Rating: Summary: every teenage gril should have to read this book Review: i read this book in about 3 days i couldn't put down. it really hit home for me when i relized that i had an eating disorder. a lot of my friends read it and they loved i think that when a bunch of 14 year old girls all fall in love with a book and start quoating it that it must have been a great book. i don't think i will ever forget it i think it's right up with with go ask alice and the perks of being a wallflower.
Rating: Summary: Wasted(a great book)! Review: I think this book was great,it shows that even the most normal looking people can have an eating disorder,whether rich or poor,old or young.I really liked this book!It was very helpful to me.
Rating: Summary: it hurts, but it is necessary to read this book Review: this books hurts. I hope it will keep at least one girl or boy from diving into the hell that eating disorders are. thank you for this book, Marya, you gave a voice to all of us...
Rating: Summary: telling it like it really is Review: Marya Hornbacher does the most amazing thing, and puts into words, just what it is like to be totally engulfed by an eating disorder. She is not here to hold anyones hand or to justify herself, she just writes with brutal honesty and it's about time that someone has. Eating disorders are ugly and so hard to recover from, sometimes there is no happy ending. If you want to know the harsh, terrifying world of what it is like to live with an eating disorder, then this is the book. If you want a book that is neat and tidy, then don't bother. This book is real in every way. Thank you Marya, for giving voice to this disease.
Rating: Summary: Format of Wasted Review: I think that the format of this book should be in the form of AUDIO CD. I hope that one day that it will. It is nice that I don't have to focus my eyes to read such a good book, but I am tired of flipping the tapes, every time that i get to the end of one! Good Job Marya.
Rating: Summary: This is a scary book Review: Hornbacher really gets under your skin. I really was getting the feeling of what an eating disorder must be like. Normally I like to snack while I read, but I just couldn't do it reading this book. Food became weird while I was reading. She also writes about anoretics strange relationship with food, strange ways of eating, and counting bites and measuring food. And then all of the ways of throwing up, and binge eating. This book is really creepy. It's amazing how she was able to keep the bulimia covered for so long. There must have been people I have known who were doing the same thing. After reading the book, I can recognize things now. And I take the whole issue much more seriously than I did. I've found I've made some sort of connection with Hornbacher. I want to know how she's doing now, and I wish there was some way I could find out what she's up to and how she is. In short this book is scary and effective. I recommend it.

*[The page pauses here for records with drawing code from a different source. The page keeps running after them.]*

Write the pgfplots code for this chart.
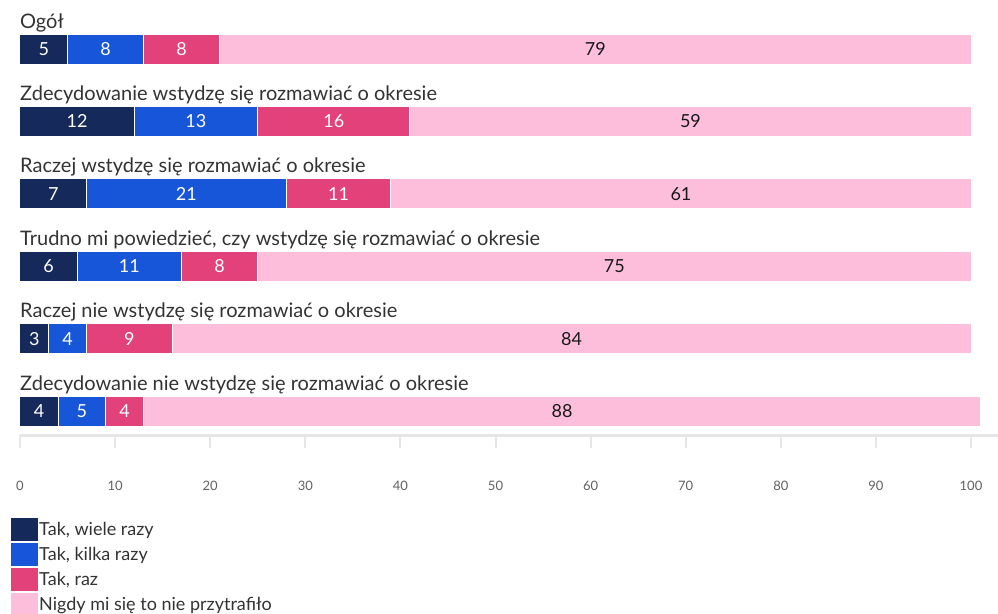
\documentclass[border=0pt]{standalone}
\usepackage{pgfplots}
\usepackage{pgfplotstable}
\pgfplotsset{compat=1.18}
\usepackage{fontspec}
\setmainfont{Lato}
\definecolor{c1}{HTML}{15295A}
\definecolor{c2}{HTML}{1756D9}
\definecolor{c3}{HTML}{E2417A}
\definecolor{c4}{HTML}{FDBEDC}
\definecolor{txt}{HTML}{333333}
\definecolor{axl}{HTML}{E6E6E6}
\pgfplotstableread{
y v1 v2 v3 v4
5 5 8 8 79
4 12 13 16 59
3 7 21 11 61
2 6 11 8 75
1 3 4 9 84
0 4 5 4 88
}\data
\begin{document}
\begin{tikzpicture}
\useasboundingbox (0pt,0pt) rectangle (998pt,613pt);
\begin{axis}[
  at={(20pt,178pt)}, anchor=south west, scale only axis,
  width=978pt, height=435pt,
  xmin=0, xmax=102.84, ymin=-0.331, ymax=5.677,
  xbar stacked, bar width=30pt,
  clip=false,
  /pgf/number format/assume math mode=true,
  axis x line*=bottom, axis y line=none,
  x axis line style={draw=axl, line width=3pt, -},
  xtick={0,10,...,100}, xtick pos=lower, tick align=outside,
  major tick length=13pt,
  every tick/.style={draw=axl, line width=2pt},
  xticklabel style={font=\fontsize{13}{15}\selectfont, text=black!62, yshift=-30pt},
  ytick=\empty,
  every node near coord/.style={font=\fontsize{18}{20}\selectfont, anchor=center},
  legend style={at={(-0.0102,-0.188)}, anchor=north west, draw=none, fill=none,
    inner sep=0pt, row sep=0pt, column sep=0pt,
    font=\fontsize{18}{20}\selectfont, text=txt,
    nodes={inner sep=0pt, outer sep=0pt}},
  legend cell align=left,
  legend image code/.code={\fill[#1] (0pt,-11.5pt) rectangle (24pt,11.5pt); \path (0pt,-12pt) rectangle (28pt,12pt);},
]
\addplot[fill=c1, draw=white, line width=1pt, nodes near coords={\textcolor{white}{\pgfmathprintnumber{\pgfplotspointmeta}}}, point meta=\thisrow{v1}] table[x=v1, y=y] {\data};
\addlegendentry{Tak, wiele razy}
\addplot[fill=c2, draw=white, line width=1pt, nodes near coords={\textcolor{white}{\pgfmathprintnumber{\pgfplotspointmeta}}}, point meta=\thisrow{v2}] table[x=v2, y=y] {\data};
\addlegendentry{Tak, kilka razy}
\addplot[fill=c3, draw=white, line width=1pt, nodes near coords={\textcolor{white}{\pgfmathprintnumber{\pgfplotspointmeta}}}, point meta=\thisrow{v3}] table[x=v3, y=y] {\data};
\addlegendentry{Tak, raz}
\addplot[fill=c4, draw=white, line width=1pt, nodes near coords={\textcolor{black!90}{\pgfmathprintnumber{\pgfplotspointmeta}}}, point meta=\thisrow{v4}] table[x=v4, y=y] {\data};
\addlegendentry{Nigdy mi się to nie przytrafiło}
\foreach \yy/\lab in {5/Ogół, 4/Zdecydowanie wstydzę się rozmawiać o okresie, 3/Raczej wstydzę się rozmawiać o okresie, 2/{Trudno mi powiedzieć, czy wstydzę się rozmawiać o okresie}, 1/Raczej nie wstydzę się rozmawiać o okresie, 0/Zdecydowanie nie wstydzę się rozmawiać o okresie}{
  \edef\tmp{\noexpand\node[anchor=base west, inner sep=0pt, text=txt, font=\noexpand\fontsize{20}{22}\noexpand\selectfont] at (axis cs:0,\yy) [yshift=21pt] {\unexpanded\expandafter{\lab}};}
  \tmp
}
\end{axis}
\end{tikzpicture}
\end{document}
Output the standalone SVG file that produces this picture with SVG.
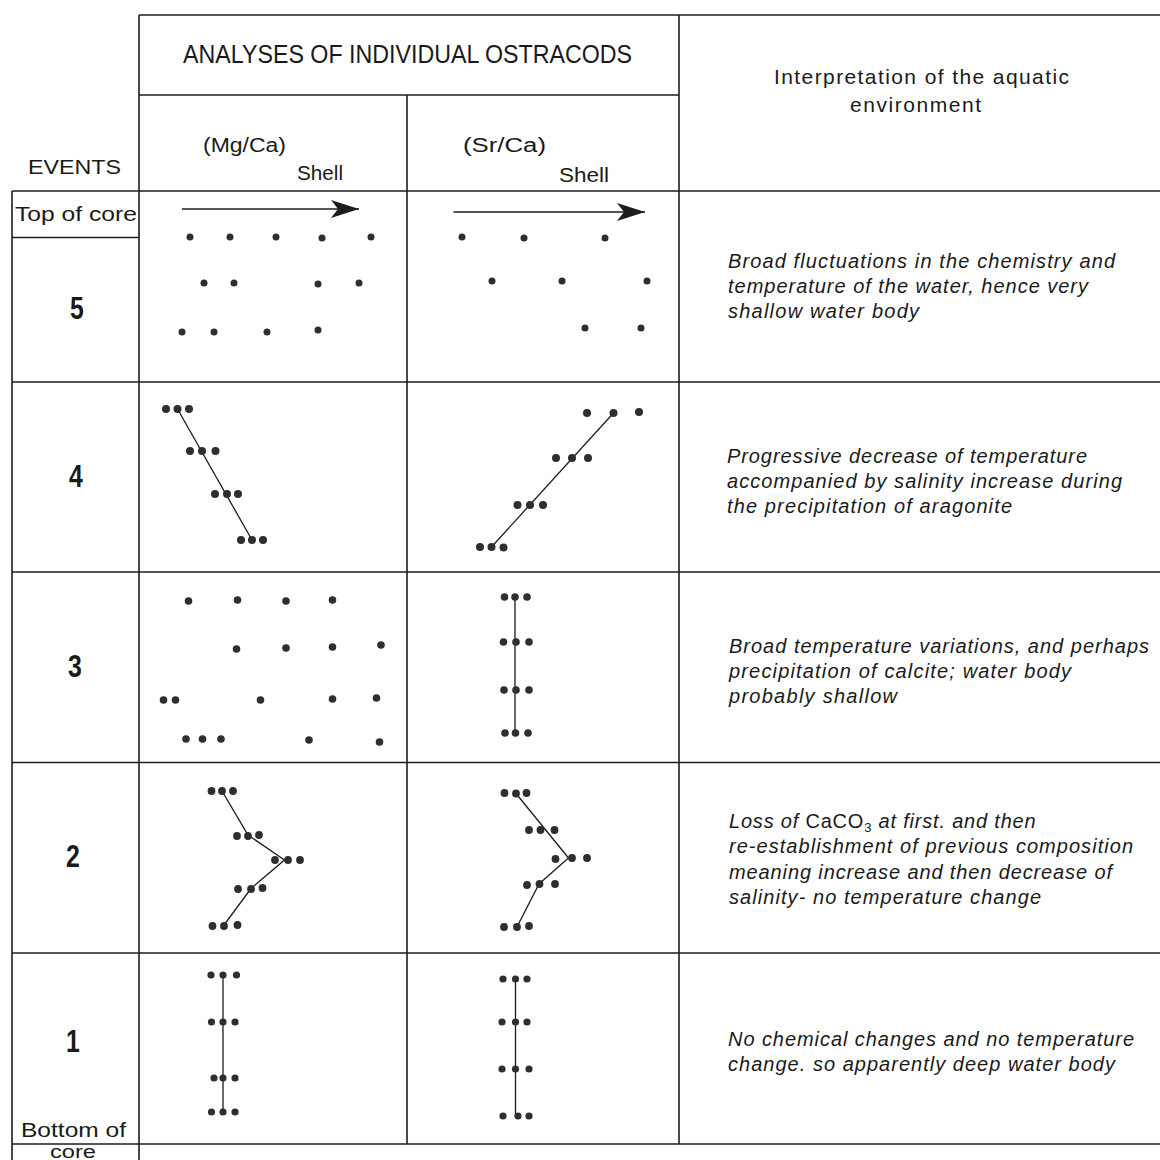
<svg xmlns="http://www.w3.org/2000/svg" width="1160" height="1160" viewBox="0 0 1160 1160">
<style>
.ln{stroke:#1c1c1c;stroke-width:1.6;fill:none}
.tr{stroke:#1c1c1c;stroke-width:1.3;fill:none}
.d{fill:#2e2e2e}
.up{font-family:"Liberation Sans",Arial,sans-serif;fill:#1a1a1a}
.it{font-family:"Liberation Sans",Arial,sans-serif;font-style:italic;font-size:20px;fill:#1a1a1a}
.num{font-family:"Liberation Sans",Arial,sans-serif;font-weight:bold;font-size:31px;fill:#1a1a1a}
</style>
<defs>
<marker id="ah" markerUnits="userSpaceOnUse" markerWidth="30" markerHeight="20" viewBox="0 0 30 20" refX="28" refY="9" orient="auto">
<path d="M0,0 L28,9 L0,18 L7,9 Z" fill="#1c1c1c"/>
</marker>
</defs>
<rect width="1160" height="1160" fill="#ffffff"/>

<g id="grid" class="ln">
<line x1="139" y1="15" x2="1160" y2="15"/>
<line x1="139" y1="95" x2="679" y2="95"/>
<line x1="12" y1="191" x2="1160" y2="191"/>
<line x1="12" y1="237.5" x2="139" y2="237.5"/>
<line x1="12" y1="382" x2="1160" y2="382"/>
<line x1="12" y1="572" x2="1160" y2="572"/>
<line x1="12" y1="762.5" x2="1160" y2="762.5"/>
<line x1="12" y1="953" x2="1160" y2="953"/>
<line x1="12" y1="1144" x2="1160" y2="1144"/>
<line x1="12" y1="191" x2="12" y2="1160"/>
<line x1="139" y1="15" x2="139" y2="1160"/>
<line x1="407" y1="95" x2="407" y2="1144"/>
<line x1="679" y1="15" x2="679" y2="1144"/>
</g>

<g id="header">
<text class="up" x="183" y="63" font-size="25" textLength="449" lengthAdjust="spacingAndGlyphs">ANALYSES OF INDIVIDUAL OSTRACODS</text>
<text class="up" x="28" y="174" font-size="21" textLength="93" lengthAdjust="spacingAndGlyphs">EVENTS</text>
<text class="up" x="203" y="152" font-size="20" textLength="83" lengthAdjust="spacingAndGlyphs">(Mg/Ca)</text>
<text class="up" x="297" y="180" font-size="21" textLength="46" lengthAdjust="spacingAndGlyphs">Shell</text>
<text class="up" x="463" y="152" font-size="20" textLength="83" lengthAdjust="spacingAndGlyphs">(Sr/Ca)</text>
<text class="up" x="559" y="182" font-size="21" textLength="50" lengthAdjust="spacingAndGlyphs">Shell</text>
<text class="up" x="774" y="84" font-size="21" textLength="295" lengthAdjust="spacing">Interpretation of the aquatic</text>
<text class="up" x="850" y="112" font-size="21" textLength="131" lengthAdjust="spacing">environment</text>
</g>

<g id="events">
<text class="up" x="15" y="221" font-size="20" textLength="122" lengthAdjust="spacingAndGlyphs">Top of core</text>
<text class="num" text-anchor="middle" transform="translate(77,319) scale(0.8,1)">5</text>
<text class="num" text-anchor="middle" transform="translate(76,487) scale(0.8,1)">4</text>
<text class="num" text-anchor="middle" transform="translate(75,677) scale(0.8,1)">3</text>
<text class="num" text-anchor="middle" transform="translate(73,867) scale(0.8,1)">2</text>
<text class="num" text-anchor="middle" transform="translate(73,1052) scale(0.8,1)">1</text>
<text class="up" x="21" y="1137" font-size="21" textLength="105" lengthAdjust="spacingAndGlyphs">Bottom of</text>
<text class="up" x="50" y="1158" font-size="18" textLength="46" lengthAdjust="spacingAndGlyphs">core</text>
</g>

<g id="connectors">
<line class="tr" x1="182" y1="209" x2="359" y2="209" marker-end="url(#ah)"/>
<line class="tr" x1="453.5" y1="212" x2="645" y2="212" marker-end="url(#ah)"/>
<line class="tr" x1="177.5" y1="409" x2="252" y2="540"/>
<line class="tr" x1="613.5" y1="413" x2="491.5" y2="547"/>
<line class="tr" x1="515" y1="597" x2="515" y2="733"/>
<polyline class="tr" points="222,791 248,835 284.5,860 251,888.5 225.5,923"/>
<polyline class="tr" points="516,793.5 568.5,858 539,884 518,925"/>
<line class="tr" x1="223" y1="975" x2="223" y2="1112"/>
<line class="tr" x1="515.5" y1="979" x2="515.5" y2="1116"/>
</g>

<g id="event5">
<g id="event5-mg" class="d">
<circle cx="190" cy="237" r="3.5"/><circle cx="230" cy="237" r="3.5"/><circle cx="276" cy="237" r="3.5"/><circle cx="322" cy="238" r="3.5"/><circle cx="371" cy="237" r="3.5"/>
<circle cx="204" cy="283" r="3.5"/><circle cx="234" cy="283" r="3.5"/><circle cx="318" cy="284" r="3.5"/><circle cx="359" cy="283" r="3.5"/>
<circle cx="182" cy="332" r="3.5"/><circle cx="214" cy="332" r="3.5"/><circle cx="267" cy="332" r="3.5"/><circle cx="318" cy="330" r="3.5"/>
</g>
<g id="event5-sr" class="d">
<circle cx="462" cy="237" r="3.5"/><circle cx="524" cy="238" r="3.5"/><circle cx="605" cy="238" r="3.5"/>
<circle cx="492" cy="281" r="3.5"/><circle cx="562" cy="281" r="3.5"/><circle cx="647" cy="281" r="3.5"/>
<circle cx="585" cy="328" r="3.5"/><circle cx="641" cy="328" r="3.5"/>
</g>
<g id="event5-text" class="it">
<text x="728" y="268" textLength="387" lengthAdjust="spacing">Broad fluctuations in the chemistry and</text>
<text x="728" y="293" textLength="360" lengthAdjust="spacing">temperature of the water, hence very</text>
<text x="728" y="318" textLength="191" lengthAdjust="spacing">shallow water body</text>
</g>
</g>

<g id="event4">
<g id="event4-mg" class="d">
<circle cx="166" cy="409" r="4"/><circle cx="177.5" cy="409" r="4"/><circle cx="189" cy="409" r="4"/>
<circle cx="190" cy="451" r="4"/><circle cx="202" cy="451" r="4"/><circle cx="215.5" cy="451" r="4"/>
<circle cx="215" cy="494" r="4"/><circle cx="227" cy="494" r="4"/><circle cx="238" cy="494" r="4"/>
<circle cx="241" cy="540" r="4"/><circle cx="252" cy="540" r="4"/><circle cx="263" cy="540" r="4"/>
</g>
<g id="event4-sr" class="d">
<circle cx="587" cy="413" r="4"/><circle cx="613.5" cy="413" r="4"/><circle cx="639" cy="412" r="4"/>
<circle cx="556" cy="458" r="4"/><circle cx="572" cy="458" r="4"/><circle cx="588" cy="458" r="4"/>
<circle cx="517.5" cy="505" r="4"/><circle cx="530" cy="505" r="4"/><circle cx="543" cy="505" r="4"/>
<circle cx="480" cy="547" r="4"/><circle cx="491.5" cy="547" r="4"/><circle cx="503.5" cy="547.5" r="4"/>
</g>
<g id="event4-text" class="it">
<text x="727" y="463" textLength="360" lengthAdjust="spacing">Progressive decrease of temperature</text>
<text x="727" y="488" textLength="395" lengthAdjust="spacing">accompanied by salinity increase during</text>
<text x="727" y="513" textLength="285" lengthAdjust="spacing">the precipitation of aragonite</text>
</g>
</g>

<g id="event3">
<g id="event3-mg" class="d">
<circle cx="188.5" cy="601" r="3.8"/><circle cx="237.5" cy="600" r="3.8"/><circle cx="286" cy="601" r="3.8"/><circle cx="332.5" cy="600" r="3.8"/>
<circle cx="236.5" cy="649" r="3.8"/><circle cx="286" cy="648" r="3.8"/><circle cx="332.5" cy="647" r="3.8"/><circle cx="381" cy="645" r="3.8"/>
<circle cx="163.5" cy="700" r="3.8"/><circle cx="175.5" cy="700" r="3.8"/><circle cx="260.5" cy="700" r="3.8"/><circle cx="332.5" cy="699" r="3.8"/><circle cx="376.5" cy="698" r="3.8"/>
<circle cx="186" cy="739" r="3.8"/><circle cx="202.5" cy="739" r="3.8"/><circle cx="221" cy="739" r="3.8"/><circle cx="309" cy="740" r="3.8"/><circle cx="379.5" cy="742" r="3.8"/>
</g>
<g id="event3-sr" class="d">
<circle cx="504.5" cy="597" r="3.8"/><circle cx="515" cy="597" r="3.8"/><circle cx="527" cy="597" r="3.8"/>
<circle cx="503.5" cy="642" r="3.8"/><circle cx="516" cy="642" r="3.8"/><circle cx="529" cy="642" r="3.8"/>
<circle cx="504" cy="690" r="3.8"/><circle cx="516" cy="690" r="3.8"/><circle cx="529" cy="690" r="3.8"/>
<circle cx="505" cy="733" r="3.8"/><circle cx="515.5" cy="733" r="3.8"/><circle cx="528" cy="733" r="3.8"/>
</g>
<g id="event3-text" class="it">
<text x="729" y="653" textLength="420" lengthAdjust="spacing">Broad temperature variations, and perhaps</text>
<text x="729" y="678" textLength="342" lengthAdjust="spacing">precipitation of calcite; water body</text>
<text x="729" y="703" textLength="168" lengthAdjust="spacing">probably shallow</text>
</g>
</g>

<g id="event2">
<g id="event2-mg" class="d">
<circle cx="211.5" cy="791" r="3.9"/><circle cx="222" cy="791" r="3.9"/><circle cx="233" cy="791" r="3.9"/>
<circle cx="237" cy="836" r="3.9"/><circle cx="248" cy="836" r="3.9"/><circle cx="259" cy="835" r="3.9"/>
<circle cx="275" cy="860" r="3.9"/><circle cx="288" cy="860" r="3.9"/><circle cx="300" cy="860" r="3.9"/>
<circle cx="238" cy="889" r="3.9"/><circle cx="251" cy="889" r="3.9"/><circle cx="262.5" cy="888" r="3.9"/>
<circle cx="212.5" cy="926" r="3.9"/><circle cx="224" cy="926" r="3.9"/><circle cx="237.5" cy="925" r="3.9"/>
</g>
<g id="event2-sr" class="d">
<circle cx="504.5" cy="793" r="3.9"/><circle cx="516" cy="793.5" r="3.9"/><circle cx="526.5" cy="793" r="3.9"/>
<circle cx="529" cy="830" r="3.9"/><circle cx="540.5" cy="830" r="3.9"/><circle cx="554.5" cy="830" r="3.9"/>
<circle cx="555.5" cy="859" r="3.9"/><circle cx="572" cy="858" r="3.9"/><circle cx="587" cy="858" r="3.9"/>
<circle cx="527" cy="885" r="3.9"/><circle cx="539.5" cy="884" r="3.9"/><circle cx="555" cy="884" r="3.9"/>
<circle cx="504" cy="927" r="3.9"/><circle cx="517" cy="927" r="3.9"/><circle cx="529" cy="926" r="3.9"/>
</g>
<g id="event2-text" class="it">
<text x="729" y="828" letter-spacing="0.8">Loss of <tspan font-style="normal">CaCO</tspan><tspan font-style="normal" font-size="13" dy="4">3</tspan><tspan dy="-4"> at first. and then</tspan></text>
<text x="729" y="853" textLength="404" lengthAdjust="spacing">re-establishment of previous composition</text>
<text x="729" y="879" textLength="383" lengthAdjust="spacing">meaning increase and then decrease of</text>
<text x="729" y="904" textLength="312" lengthAdjust="spacing">salinity- no temperature change</text>
</g>
</g>

<g id="event1">
<g id="event1-mg" class="d">
<circle cx="211" cy="975" r="3.6"/><circle cx="223" cy="975" r="3.6"/><circle cx="236.5" cy="975" r="3.6"/>
<circle cx="211.5" cy="1022" r="3.6"/><circle cx="223" cy="1022" r="3.6"/><circle cx="235" cy="1022" r="3.6"/>
<circle cx="214" cy="1078" r="3.6"/><circle cx="223" cy="1078" r="3.6"/><circle cx="235" cy="1078" r="3.6"/>
<circle cx="211.5" cy="1112" r="3.6"/><circle cx="223" cy="1112" r="3.6"/><circle cx="235" cy="1112" r="3.6"/>
</g>
<g id="event1-sr" class="d">
<circle cx="503" cy="979" r="3.6"/><circle cx="515.5" cy="979" r="3.6"/><circle cx="527" cy="979" r="3.6"/>
<circle cx="502" cy="1022" r="3.6"/><circle cx="515.5" cy="1022" r="3.6"/><circle cx="527" cy="1022" r="3.6"/>
<circle cx="502" cy="1069" r="3.6"/><circle cx="515.5" cy="1069" r="3.6"/><circle cx="529" cy="1069" r="3.6"/>
<circle cx="503" cy="1116" r="3.6"/><circle cx="518" cy="1116" r="3.6"/><circle cx="529" cy="1116" r="3.6"/>
</g>
<g id="event1-text" class="it">
<text x="728" y="1046" textLength="406" lengthAdjust="spacing">No chemical changes and no temperature</text>
<text x="728" y="1071" textLength="387" lengthAdjust="spacing">change. so apparently deep water body</text>
</g>
</g>
</svg>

Rating: Summary: this book will affect you Review: I picked up this book in a store while browsing and after reading the first chapter I couldn't put it down. So many women - including those in my family, have huge issues with food, though not everyone takes it to the extreme of this author. After recently losing a lot of weight, in a healthy way, myself, I am happy though can now recognize that losing weight will not in itself make you a more popular, happy, successful etc.etc. person. Reading this book drove this point home too. I have passed it on to other friends who have 'food issues' and the general concensus is 'harrowing but fascinating'. The author goes into a lot of detail about her feelings, and even though she is a survivor, she doesn't dwell too much on her current life, which is a shame, because it would be nice to see her happy.
Rating: Summary: Disappointing and unsatisfying Review: The book was well written, but excessively detail-oriented and often repetitive. The author wrote about herself in a very detached way, as if seeing herself from the outside. She described her behavior and occasionally her words, but very seldom her feelings. She tends to define people by labels; very few people in her life have names, and none of them are given any depth. It seems as if others are objects to her, and also as if she herself is an object to herself. She makes instant judgments of others' thoughts and doesn't seem to consider that she might be wrong. (She frequently talks about how other women with eating disorders think and feel, but I wonder on what basis? Her own projections, I think.) I was left dissatisifed, with no explanation for her extremely self-destructive behavior that made sense. And I was left thinking that the book itself was another attempt to accomplish what the author had tried to accomplish with her eating disorder - an attention-getting device, a way to hurt her parents, and a way to show the world that she was the "best" anorectic that ever existed.
Rating: Summary: Mesmerizing, terrifying, and important Review: I picked this book up and couldn't put it down because Hornbacher is an extraordinary writer telling a fascinating story. But I'm giving it to friends because of its eye-opening education on some of the signs and symptoms of eating disorders. I'm a thirty-something woman and was shocked by how many I wouldn't have recognized. So many girls and young women are suffering, and so few get help. My thanks and admiration to Ms. Hornbacher for her brutually unselfish honesty.
Rating: Summary: Triggering.. but Marya Hornbacher tells it the way it is Review: Marya Hornbacher is a very down to earth person who shows no self pity for herself about her eating disorder. This book can be very triggering for those with eating disorders. She talks about EDs the way they are, a trip from hell.